Chemical Storage Guidelines
If you have a laboratory or research center using chemicals, it is important to know how to properly store them. The occupations safety and health administrations or OSHA has given out the requirements for storage that should be considered. Here are the chemical storage requirements that we should comply with.
It is not enough to just put all the chemicals that you use on shelves. Because there are different kinds of chemicals they should be separated and storage accordingly. Different chemicals should not be put together in a cabinet but rather there should be put in different storage places or cabinets for different kinds of chemicals.
When chemicals are mixed there is a reaction so you need to take note of this when you are storing your chemicals. Keeping chemicals away from each other especially if they have negative interaction is very important. Solvents and oxidizing agents should not be put together, and solvents should be kept in cabinets that are fire resistant. Do not put acids (nitric, hydrochloric, and sulfuric) and bases (sodium hydroxide, potassium hydroxide, slaked lime, sodium carbonate, and aqueous ammonia) together in one cabinet. Mixing these corrosive bases with acids with be generating heat which is very risky. Labels should be put on chemical containers and labels should be put on cylinder shoulders.
The recommendation of the OSHA is that there should be at least five chemical storage areas or cabinets. These five storage cabinets can contain the following: general chemicals for the first cabinet where chemicals are put depending on category and hazardous rating, acids for the second cabinet, corrosive acids for the third, corrosive bases for the fourth, and flammable chemicals for the last cabinet. The cabinets should always be locked and they should be kept far away from sinks and water sources. Take precautions when storing liquid chemicals in cabinets. The cabinet in these cases should be placed in cool, dry locations away from sunlight. Doors of the cabinets or storage places should be installed with hazardous signs.
OSHA does not have a specific color coding system, but they recommend that you create a system that will help to identify specific chemicals. For example, you can use red for flammable chemicals, yellow for reactive or oxidizing agents, chemicals hazardous to health can be colored blue, corrosives chemicals can be white, and green and gray for those chemicals that are only moderately hazardous.

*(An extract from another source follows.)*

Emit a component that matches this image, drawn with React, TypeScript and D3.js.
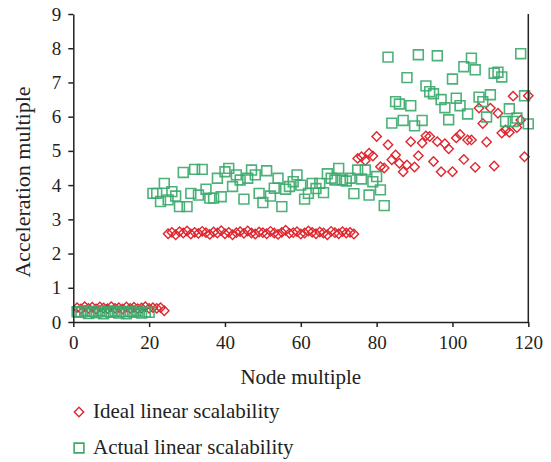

Training on safety storage procedures should be given to people assigned to handle chemicals. There should be training every few months as recommended by OSHA. If there are new chemicals, every staff should know about it and they should be taught on how to properly store it. It is very important to store chemicals properly. The protection of property and personnel are ensured when chemicals are stored properly. You should ensure that all chemicals are handled by trained and qualified personnel.